# [Directions for this task]
Only lines with the string "that" matter here; gather them from the material below.

# [Data]
************

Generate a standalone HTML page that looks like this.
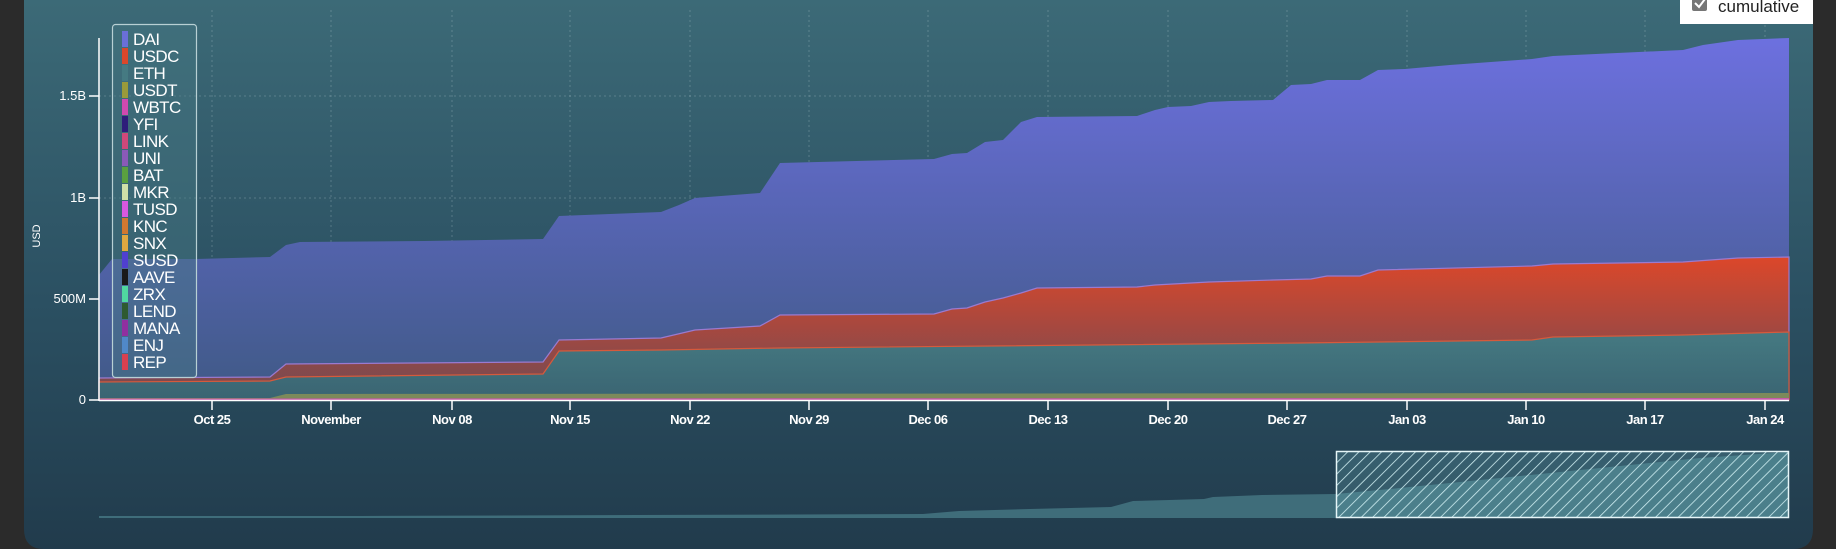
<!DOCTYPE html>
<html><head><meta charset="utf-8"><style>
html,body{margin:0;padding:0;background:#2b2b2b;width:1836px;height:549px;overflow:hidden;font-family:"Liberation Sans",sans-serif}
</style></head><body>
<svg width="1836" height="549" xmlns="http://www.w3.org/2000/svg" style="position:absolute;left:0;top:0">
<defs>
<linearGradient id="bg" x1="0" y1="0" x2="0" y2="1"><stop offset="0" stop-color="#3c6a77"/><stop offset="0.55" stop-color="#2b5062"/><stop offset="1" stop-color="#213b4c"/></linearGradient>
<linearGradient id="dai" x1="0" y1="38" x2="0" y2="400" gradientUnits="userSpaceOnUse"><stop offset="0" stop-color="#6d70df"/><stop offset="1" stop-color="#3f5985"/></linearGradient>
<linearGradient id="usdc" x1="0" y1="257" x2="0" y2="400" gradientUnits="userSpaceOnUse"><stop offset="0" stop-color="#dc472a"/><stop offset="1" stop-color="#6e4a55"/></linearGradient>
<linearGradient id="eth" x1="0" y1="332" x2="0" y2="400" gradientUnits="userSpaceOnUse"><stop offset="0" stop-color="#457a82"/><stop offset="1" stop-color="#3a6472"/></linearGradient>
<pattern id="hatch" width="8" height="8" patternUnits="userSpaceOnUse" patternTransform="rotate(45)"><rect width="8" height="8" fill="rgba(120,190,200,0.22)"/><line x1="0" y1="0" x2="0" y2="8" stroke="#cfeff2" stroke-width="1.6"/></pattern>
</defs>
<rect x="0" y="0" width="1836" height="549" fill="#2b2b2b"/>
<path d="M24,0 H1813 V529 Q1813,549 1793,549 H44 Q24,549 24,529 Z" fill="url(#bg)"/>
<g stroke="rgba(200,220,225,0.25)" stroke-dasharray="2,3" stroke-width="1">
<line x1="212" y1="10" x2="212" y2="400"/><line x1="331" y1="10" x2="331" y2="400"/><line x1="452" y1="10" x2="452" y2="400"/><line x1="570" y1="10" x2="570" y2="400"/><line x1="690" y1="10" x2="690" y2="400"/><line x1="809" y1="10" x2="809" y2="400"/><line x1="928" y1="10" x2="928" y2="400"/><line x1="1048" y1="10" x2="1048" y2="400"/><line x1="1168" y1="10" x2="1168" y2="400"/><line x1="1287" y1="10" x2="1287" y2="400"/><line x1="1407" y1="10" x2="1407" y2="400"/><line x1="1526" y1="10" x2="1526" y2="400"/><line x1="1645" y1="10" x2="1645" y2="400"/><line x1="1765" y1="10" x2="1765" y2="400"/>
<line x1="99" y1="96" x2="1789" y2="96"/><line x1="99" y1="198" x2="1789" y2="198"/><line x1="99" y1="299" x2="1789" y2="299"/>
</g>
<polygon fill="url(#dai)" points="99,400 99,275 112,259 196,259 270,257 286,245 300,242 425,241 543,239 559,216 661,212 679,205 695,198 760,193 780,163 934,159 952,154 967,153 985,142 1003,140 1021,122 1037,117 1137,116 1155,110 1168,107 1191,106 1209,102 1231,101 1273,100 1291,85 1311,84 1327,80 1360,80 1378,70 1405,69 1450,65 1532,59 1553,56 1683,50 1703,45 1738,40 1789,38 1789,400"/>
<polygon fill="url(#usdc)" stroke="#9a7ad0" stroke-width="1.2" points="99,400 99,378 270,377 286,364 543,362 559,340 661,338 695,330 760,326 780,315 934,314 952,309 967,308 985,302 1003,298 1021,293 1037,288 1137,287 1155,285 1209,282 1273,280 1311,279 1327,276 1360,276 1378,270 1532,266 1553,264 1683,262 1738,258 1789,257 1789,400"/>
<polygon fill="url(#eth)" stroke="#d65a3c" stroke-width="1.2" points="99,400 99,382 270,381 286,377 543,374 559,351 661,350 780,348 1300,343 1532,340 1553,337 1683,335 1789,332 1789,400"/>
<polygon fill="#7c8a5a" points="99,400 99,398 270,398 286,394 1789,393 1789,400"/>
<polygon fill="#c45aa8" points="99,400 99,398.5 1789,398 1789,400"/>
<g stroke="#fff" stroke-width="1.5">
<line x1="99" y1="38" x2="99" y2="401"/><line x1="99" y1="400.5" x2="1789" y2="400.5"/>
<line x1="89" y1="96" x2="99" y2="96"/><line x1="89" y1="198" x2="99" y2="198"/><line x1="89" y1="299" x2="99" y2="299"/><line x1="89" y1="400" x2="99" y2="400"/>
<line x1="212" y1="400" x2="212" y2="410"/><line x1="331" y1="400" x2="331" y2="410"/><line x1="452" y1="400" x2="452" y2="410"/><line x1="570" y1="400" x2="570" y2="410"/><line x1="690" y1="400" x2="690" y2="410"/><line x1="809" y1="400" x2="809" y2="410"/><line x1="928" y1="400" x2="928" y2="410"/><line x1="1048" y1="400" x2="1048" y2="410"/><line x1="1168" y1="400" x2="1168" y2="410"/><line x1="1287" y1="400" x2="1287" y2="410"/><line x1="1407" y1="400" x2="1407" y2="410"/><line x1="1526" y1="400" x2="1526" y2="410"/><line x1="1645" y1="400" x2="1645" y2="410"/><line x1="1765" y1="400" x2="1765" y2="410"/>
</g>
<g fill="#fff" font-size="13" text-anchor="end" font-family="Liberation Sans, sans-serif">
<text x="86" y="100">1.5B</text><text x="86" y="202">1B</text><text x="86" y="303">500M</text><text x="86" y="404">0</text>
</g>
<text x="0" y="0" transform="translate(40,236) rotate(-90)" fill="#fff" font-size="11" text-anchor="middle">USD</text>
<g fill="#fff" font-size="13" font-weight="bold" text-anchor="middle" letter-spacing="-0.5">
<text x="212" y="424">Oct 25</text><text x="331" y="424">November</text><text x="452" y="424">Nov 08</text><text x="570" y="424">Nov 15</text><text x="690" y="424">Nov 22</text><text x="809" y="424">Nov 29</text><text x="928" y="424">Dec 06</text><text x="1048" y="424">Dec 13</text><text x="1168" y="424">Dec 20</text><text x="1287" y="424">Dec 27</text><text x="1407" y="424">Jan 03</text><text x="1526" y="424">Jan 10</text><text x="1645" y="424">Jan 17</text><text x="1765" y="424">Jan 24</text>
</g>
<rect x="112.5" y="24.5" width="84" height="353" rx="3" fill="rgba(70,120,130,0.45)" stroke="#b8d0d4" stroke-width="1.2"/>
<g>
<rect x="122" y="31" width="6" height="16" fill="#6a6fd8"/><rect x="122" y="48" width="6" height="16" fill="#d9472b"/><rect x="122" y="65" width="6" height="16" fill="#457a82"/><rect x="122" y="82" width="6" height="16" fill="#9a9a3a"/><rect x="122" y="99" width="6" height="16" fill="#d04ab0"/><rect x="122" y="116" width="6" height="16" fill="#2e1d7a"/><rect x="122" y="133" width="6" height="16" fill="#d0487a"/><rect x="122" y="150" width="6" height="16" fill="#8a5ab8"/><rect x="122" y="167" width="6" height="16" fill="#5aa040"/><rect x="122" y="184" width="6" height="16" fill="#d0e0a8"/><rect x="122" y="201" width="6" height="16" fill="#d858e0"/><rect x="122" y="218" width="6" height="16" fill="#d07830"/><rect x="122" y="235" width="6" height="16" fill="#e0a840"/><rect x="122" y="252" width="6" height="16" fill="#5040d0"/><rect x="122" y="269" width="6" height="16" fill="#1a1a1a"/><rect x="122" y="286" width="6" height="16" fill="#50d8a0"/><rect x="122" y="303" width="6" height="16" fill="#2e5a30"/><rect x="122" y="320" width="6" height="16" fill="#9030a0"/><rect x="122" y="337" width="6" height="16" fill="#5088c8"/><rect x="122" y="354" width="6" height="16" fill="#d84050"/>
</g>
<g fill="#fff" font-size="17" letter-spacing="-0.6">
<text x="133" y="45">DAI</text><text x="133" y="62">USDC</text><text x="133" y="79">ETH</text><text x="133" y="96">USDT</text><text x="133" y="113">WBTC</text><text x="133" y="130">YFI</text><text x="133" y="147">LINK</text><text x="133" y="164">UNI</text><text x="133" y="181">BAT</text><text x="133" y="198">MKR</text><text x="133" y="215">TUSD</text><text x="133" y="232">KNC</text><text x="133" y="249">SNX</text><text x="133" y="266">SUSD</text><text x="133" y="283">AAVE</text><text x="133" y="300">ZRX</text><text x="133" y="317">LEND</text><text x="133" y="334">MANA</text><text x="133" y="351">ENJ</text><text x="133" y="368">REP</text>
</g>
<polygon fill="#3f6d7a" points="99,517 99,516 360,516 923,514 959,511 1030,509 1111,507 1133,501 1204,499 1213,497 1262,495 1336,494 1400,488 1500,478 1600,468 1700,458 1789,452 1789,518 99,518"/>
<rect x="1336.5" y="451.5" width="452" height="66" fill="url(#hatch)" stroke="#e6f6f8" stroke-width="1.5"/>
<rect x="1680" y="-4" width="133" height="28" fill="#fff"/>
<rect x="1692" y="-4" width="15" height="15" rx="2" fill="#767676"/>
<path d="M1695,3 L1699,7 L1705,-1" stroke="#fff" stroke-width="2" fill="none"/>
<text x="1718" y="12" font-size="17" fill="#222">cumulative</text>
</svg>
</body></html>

************

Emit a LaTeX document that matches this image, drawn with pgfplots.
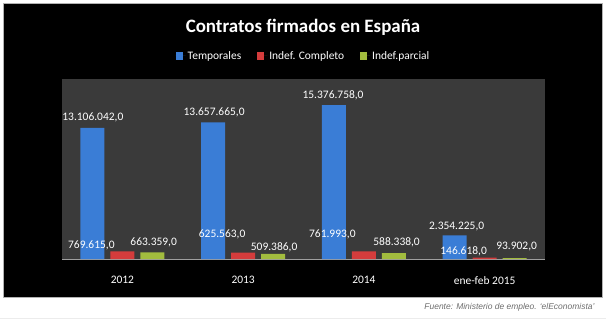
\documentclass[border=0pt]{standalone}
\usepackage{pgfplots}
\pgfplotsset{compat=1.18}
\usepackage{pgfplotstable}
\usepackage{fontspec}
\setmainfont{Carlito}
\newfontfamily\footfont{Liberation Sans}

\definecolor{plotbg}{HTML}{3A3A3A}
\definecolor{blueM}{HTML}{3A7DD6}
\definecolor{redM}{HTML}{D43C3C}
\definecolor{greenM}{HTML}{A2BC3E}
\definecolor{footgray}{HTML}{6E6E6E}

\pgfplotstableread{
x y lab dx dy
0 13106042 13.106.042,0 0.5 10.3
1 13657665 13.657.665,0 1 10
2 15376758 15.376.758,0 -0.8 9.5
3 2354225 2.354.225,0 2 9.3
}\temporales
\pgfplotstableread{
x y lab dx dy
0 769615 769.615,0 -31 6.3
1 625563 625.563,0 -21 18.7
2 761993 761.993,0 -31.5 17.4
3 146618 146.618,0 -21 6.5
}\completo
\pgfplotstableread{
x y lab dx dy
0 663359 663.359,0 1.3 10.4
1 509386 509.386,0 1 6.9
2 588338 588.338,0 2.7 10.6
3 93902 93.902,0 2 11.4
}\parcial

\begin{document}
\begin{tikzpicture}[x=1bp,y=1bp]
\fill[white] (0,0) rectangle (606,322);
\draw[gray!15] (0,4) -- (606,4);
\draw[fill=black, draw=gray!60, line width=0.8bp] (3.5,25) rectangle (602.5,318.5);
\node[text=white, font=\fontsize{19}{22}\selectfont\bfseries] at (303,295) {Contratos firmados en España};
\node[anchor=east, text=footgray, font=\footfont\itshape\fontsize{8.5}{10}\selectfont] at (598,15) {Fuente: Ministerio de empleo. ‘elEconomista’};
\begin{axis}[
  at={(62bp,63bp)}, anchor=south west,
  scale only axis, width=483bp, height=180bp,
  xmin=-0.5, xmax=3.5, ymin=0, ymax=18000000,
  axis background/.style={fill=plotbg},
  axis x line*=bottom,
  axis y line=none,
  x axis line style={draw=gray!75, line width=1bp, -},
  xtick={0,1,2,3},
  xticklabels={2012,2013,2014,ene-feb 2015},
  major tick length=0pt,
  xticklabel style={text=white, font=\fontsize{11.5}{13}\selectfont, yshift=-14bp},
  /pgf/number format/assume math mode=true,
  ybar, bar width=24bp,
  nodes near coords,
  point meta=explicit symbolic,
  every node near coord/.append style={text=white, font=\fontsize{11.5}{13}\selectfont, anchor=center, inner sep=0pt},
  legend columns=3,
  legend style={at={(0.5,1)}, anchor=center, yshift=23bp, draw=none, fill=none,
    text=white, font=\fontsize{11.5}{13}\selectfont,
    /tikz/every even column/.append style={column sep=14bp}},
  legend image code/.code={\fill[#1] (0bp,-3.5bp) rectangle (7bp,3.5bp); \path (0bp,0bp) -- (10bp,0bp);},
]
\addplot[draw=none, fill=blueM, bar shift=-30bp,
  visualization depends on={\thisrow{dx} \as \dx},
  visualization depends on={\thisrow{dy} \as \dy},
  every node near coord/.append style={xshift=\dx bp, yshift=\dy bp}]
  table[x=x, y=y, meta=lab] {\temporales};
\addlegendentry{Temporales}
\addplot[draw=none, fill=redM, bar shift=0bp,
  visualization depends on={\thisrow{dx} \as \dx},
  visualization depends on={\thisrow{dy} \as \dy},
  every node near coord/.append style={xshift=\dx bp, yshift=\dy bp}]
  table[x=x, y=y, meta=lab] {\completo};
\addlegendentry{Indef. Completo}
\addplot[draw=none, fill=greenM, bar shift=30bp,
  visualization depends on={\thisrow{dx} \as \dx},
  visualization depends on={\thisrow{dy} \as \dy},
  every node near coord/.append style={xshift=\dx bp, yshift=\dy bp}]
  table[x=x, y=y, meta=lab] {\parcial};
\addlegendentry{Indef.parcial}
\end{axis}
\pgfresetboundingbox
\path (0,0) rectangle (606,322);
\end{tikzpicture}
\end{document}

************

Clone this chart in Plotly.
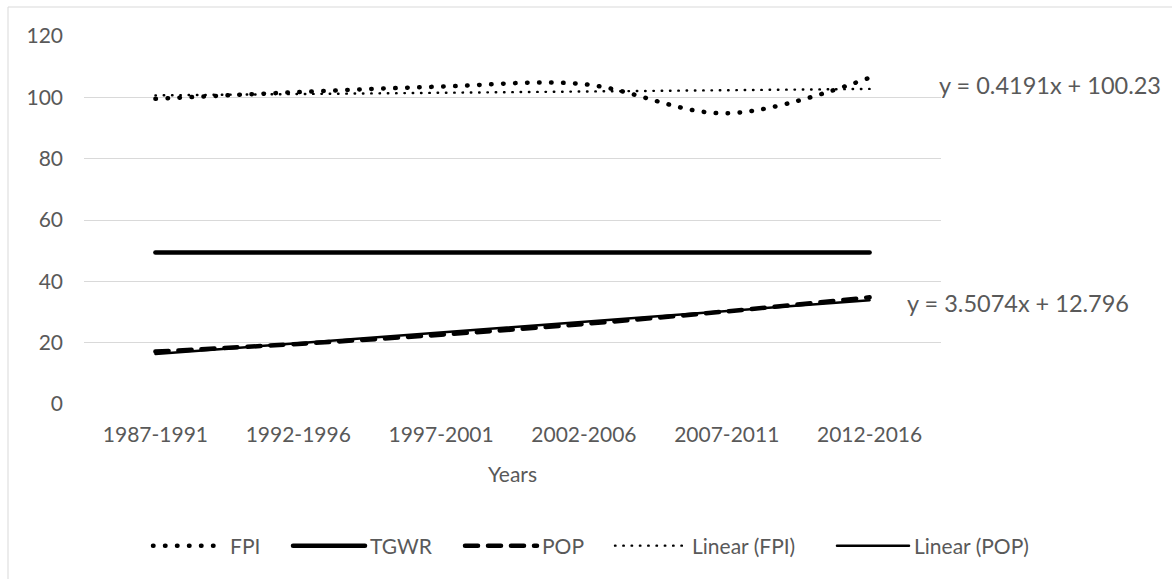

************

# [Solved exercise]
Generate a standalone HTML page that looks like this.
Emit a LaTeX document that matches this image, drawn with pgfplots.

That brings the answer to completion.